Em 2008, surgiu o nome de Robson Marinho, chefe da Casa Civil do governo de São Paulo entre 1995 e 2001, nomeado ministro do Tribunal de Contas do Estado. Em março passado, os suíços bloquearam uma conta do doutor num banco local, com saldo de US$ 1,1 milhão. Ele nega ser o dono da arca, pela qual passaram US$ 2,7 milhões. (Marinho tem uma ilha em Paraty.) O Ministério Público de São Paulo já denunciou 30 pessoas e 12 empresas. Como diz a doutora, “todos soltos”.

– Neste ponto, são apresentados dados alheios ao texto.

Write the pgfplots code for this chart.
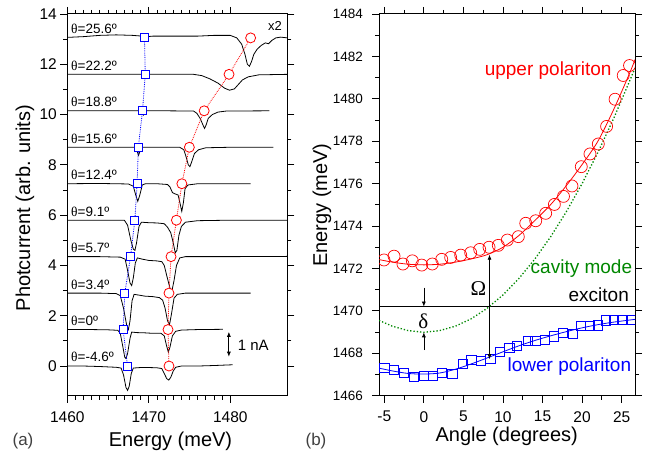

*Publicado na Folha de S.Paulo

4 ideias sobre “Todos soltos, todos soltos, até hoje

  1. leandro

    É verdade todos soltos, nós é que estamos presos dentro de casa pela violência urbana e dentro do país pela violência do governo e dos políticos, nós estamos presos por não termos nos apropriados de recursos da Petrobrás e nem podemos sair do país, não termos contas no exterior, muitos não tem nem passaporte e não podem sequer viver no Paraguai, Bolívia ou qualquer outro pais aqui na América Latina.

  2. sergio silvestre

    Então né,vamos eleger a comissão de 3% ou a comissão de 8.5%tudo é uma questão de gosto ou de aritmética.

  3. Diogo Almeida

    AiatoElio….expressionante! Só faltou citar no artigo, que os que foram investigados, não foi encontrado motivos para punir, faltou citar que estas denuncias saíram em maioria das hostes petistas, e foram sim investigadas, porém mostraram se inexistentes….faltou colocar que dona Dilma e Lula estão no governo há 12 anos, poderiam ter reaberto seus dossiês para serem novamente investigados, e não o fizeram…. Este camarada Elio Gaspari, famoso por se vender baratinho, já tentou reescrever a história com a coletânea da Ditadura…. Onde muitos dos fatos que ele conta, são ficção, são mentiras….ai ai, o tempo passou e ele ainda não aprendeu! Não tendo coragem de escrever a favor daquele que torce, se coloca como neutro, para tentar achar alguma igualdade! E ficamos assim, um partido no poder faz 12 anos, que não quer largar o osso, que vive de passado, e pior, usando de mentiras….sem plano algum para o futuro….é um partido que tem sim seus problemas, mas que não passa a mão na cabeça, que defende a apuração de todos os mals feitos e age com a verdade! Fornece chance de um futuro…,.

  4. leandro

    Sempre venho falando que o PT com seu povo se acham semideuses, agora tenho certeza de que eles se acham deuses, daí dá para dizer que o futuro aos deuses pertence e do jeito que a coisa se encontra este futuro não será nada bom, para nós é claro, para o pessoal que divide os lucros paralelos da PTRIBRÁS e do MENSALÂO deve ser ótimo, mesmo que a PRESIDANTA tenha dito que vai buscar a grana esteja onde estiver ( deve perguntar a um tal de João Vaccari).